The book also stresses “the need for Africa to critically examine the challenges, potential and benefits of the models that are found in other parts of the continent”.
Uniqueness of Africa in doctoral training
However, the book indicates that “the efforts towards strengthening doctoral programmes should take into account the unique context of Africa which is not necessarily similar to that which exists elsewhere” because, “compared to other regions, Africa is endowed with its own colonial legacy and current issues with regard to higher education and doctoral training”.
“Despite the many scholars that have left Africa to set the pace for the project of decolonising the university in Africa, or discuss matters of gender, diversity and intersectionality from a distance, such approaches are still seen as an ‘academic exercise’ and a luxury versus the existing difficulties, lacks and scarcities that accompany higher education and doctoral training within the respective institutions in Africa today,” the book points out.
Revitalising doctoral training
“Although thinking from the unique contextual ‘African’ standpoints is crucial, certain basic requirements are unavoidable,” the book stresses.
Therefore, it points at the need for reliable data covering all aspects of doctoral education and training as “it is a basic requirement for any country to revitalise its doctoral training and output”.
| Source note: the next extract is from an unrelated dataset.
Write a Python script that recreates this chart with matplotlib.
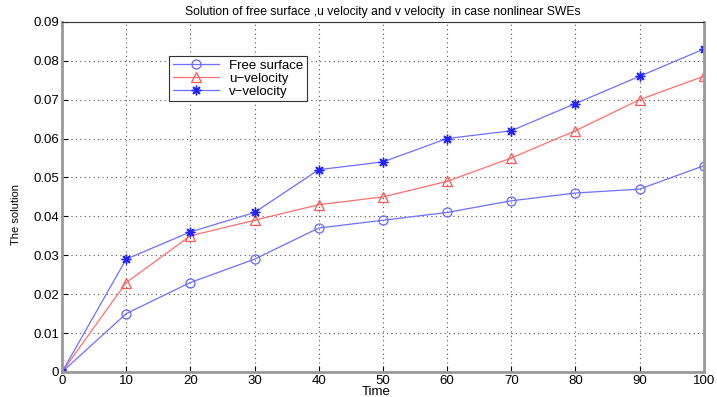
import matplotlib
matplotlib.use('Agg')
import matplotlib.pyplot as plt
from matplotlib import font_manager

# Solution values for the nonlinear SWE case

time = [0, 10, 20, 30, 40, 50, 60, 70, 80, 90, 100]
free_surface = [0, 0.015, 0.023, 0.029, 0.037, 0.039, 0.041, 0.044, 0.046, 0.047, 0.053]
u_velocity = [0, 0.023, 0.035, 0.039, 0.043, 0.045, 0.049, 0.055, 0.062, 0.070, 0.076]
v_velocity = [0, 0.029, 0.036, 0.041, 0.052, 0.054, 0.060, 0.062, 0.069, 0.076, 0.083]
yticks = [0, 0.01, 0.02, 0.03, 0.04, 0.05, 0.06, 0.07, 0.08, 0.09]
ytick_labels = ['0', '0.01', '0.02', '0.03', '0.04', '0.05', '0.06', '0.07', '0.08', '0.09']

plt.rcParams['font.family'] = ['Liberation Sans', 'DejaVu Sans']

names = {f.name for f in font_manager.fontManager.ttflist}
narrow = 'Liberation Sans Narrow' if 'Liberation Sans Narrow' in names else 'Liberation Sans'

fig = plt.figure(figsize=(7.17, 3.97), dpi=100)
ax = fig.add_axes([0.0865, 0.063, 0.895, 0.882])

ax.plot(time, free_surface, color='#6f6fff', lw=0.9, marker='o', ms=6.5,
        mfc='none', mec='#6666ff', mew=0.9, label='Free surface')
ax.plot(time, u_velocity, color='#ff6f6f', lw=0.9, marker='^', ms=7,
        mfc='none', mec='#ff5555', mew=0.9, label='u\u2212velocity')
ax.plot(time, v_velocity, color='#6f6fff', lw=0.9, marker=(8, 2, 0), ms=7,
        mec='#2222ff', mew=1.0, label='v\u2212velocity')

ax.set_xlim(0, 100)
ax.set_ylim(0, 0.09)
ax.set_xticks(time)
ax.set_yticks(yticks)
ax.set_yticklabels(ytick_labels)
ax.tick_params(labelsize=9.5, length=4, direction='in', pad=2)
ax.grid(True, color='#555555', linestyle=(0, (1, 3)), lw=0.8)

for side in ['left', 'bottom', 'right']:
    ax.spines[side].set_color('#999999')
    ax.spines[side].set_linewidth(2)
ax.spines['top'].set_color('#333333')
ax.spines['top'].set_linewidth(0.8)

ax.set_title('Solution of free surface ,u velocity and v velocity  in case nonlinear SWEs',
             fontsize=8.7, pad=5)
ax.set_xlabel('Time', fontsize=9.5)
ax.xaxis.set_label_coords(0.49, -0.04)
ax.set_ylabel('The solution', fontsize=8, family=[narrow, 'DejaVu Sans'])
ax.yaxis.set_label_coords(-0.064, 0.45)

leg = ax.legend(loc='upper left', bbox_to_anchor=(0.157, 0.92), fontsize=9.5,
                fancybox=False, edgecolor='#333333', framealpha=1,
                handlelength=3.5, borderpad=0.25, labelspacing=0.05)
leg.get_frame().set_linewidth(0.8)

fig.savefig('out.png', dpi=100)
The book indicates that the approach towards developing and strengthening doctoral programmes should be to adopt successful models from within the continent. Models are not restricted to countries or continents but ‘travelling’ knowledge. Some African continental models that have been successfully implemented seem to be more relevant than Western ones.
International partnerships with institutions outside the African continent are also beneficial to doctoral programmes run by several institutions on the continent.
The way forward
“An ‘Africa we want’ will need an open scholarly engagement that brings fresh ideas, means and pathways of disciplinary, interdisciplinary and transdisciplinary scholarly creation into higher education and doctoral training in Africa which addresses the multiple aspects of Africa’s past, present and future.
“All this is possible only when African countries and their governments are fully prepared to see this potential,” the book concludes.
Professor Juma Shabani, director of the Doctoral School at the University of Burundi and former director of development, coordination and monitoring of UNESCO programmes with a special focus on Africa, told University World News: “This book is important because it takes stock of the major achievements and challenges of doctoral education in Africa.
“Given the current state of development of higher education in Africa, these challenges should include at least the lack of world-class human resources to supervise theses in priority areas of development and the inadequacy of laboratory equipment and other research facilities,” Shabani said.
To address these challenges, Shabani indicated that “African universities should rely on the use of e-learning and video-conferencing platforms, particularly to involve the best experts from Africa and beyond in supervising theses and to provide doctoral students with access to virtual libraries and open educational resources”.
“Doctoral training should also include mobility programmes to enable doctoral students and their supervisors to access the best laboratories and research facilities available in Africa and beyond,” Shabani pointed out.
“Finally, the research projects proposed to doctoral students should be designed to contribute effectively to implementation of the SDGs [Sustainable Development Goals] at the national level through the production of new knowledge and the adaptation and implementation of international good practice to African development through innovation,” Shabani concluded.